C++ Unspecified behavior Space occupied by a reference


A reference is not an object, and unlike an object, it is not guaranteed to occupy some contiguous bytes of memory. The standard leaves it unspecified whether a reference requires any storage at all. A number of features of the language conspire to make it impossible to portably examine any storage the reference might occupy:

  • If sizeof is applied to a reference, it returns the size of the referenced type, thereby giving no information about whether the reference occupies any storage.
  • Arrays of references are illegal, so it is not possible to examine the addresses of two consecutive elements of a hypothetical reference of arrays in order to determine the size of a reference.
  • If the address of a reference is taken, the result is the address of the referent, so we cannot get a pointer to the reference itself.
  • If a class has a reference member, attempting to extract the address of that member using offsetof yields undefined behavior since such a class is not a standard-layout class.
  • If a class has a reference member, the class is no longer standard layout, so attempts to access any data used to store the reference results in undefined or unspecified behavior.

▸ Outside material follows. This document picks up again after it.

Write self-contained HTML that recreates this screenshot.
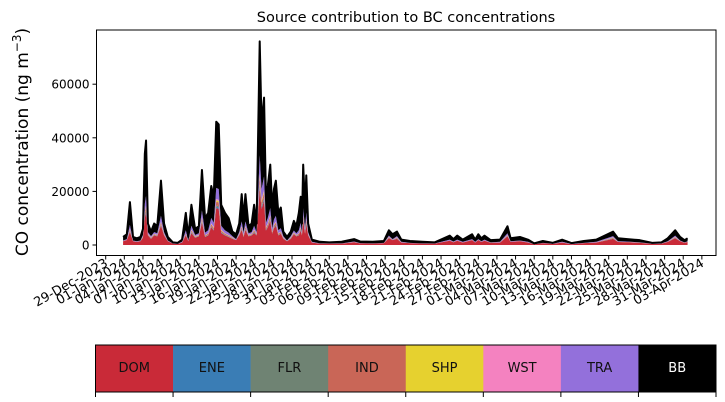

In practice, in some cases a reference variable may be implemented similarly to a pointer variable and hence occupy the same amount of storage as a pointer, while in other cases a reference may occupy no space at all since it can be optimized out. For example, in:

void f() {
    int x;
    int& r = x;
    // do something with r

the compiler is free to simply treat r as an alias for x and replace all occurrences of r in the rest of the function f with x, and not allocate any storage to hold r.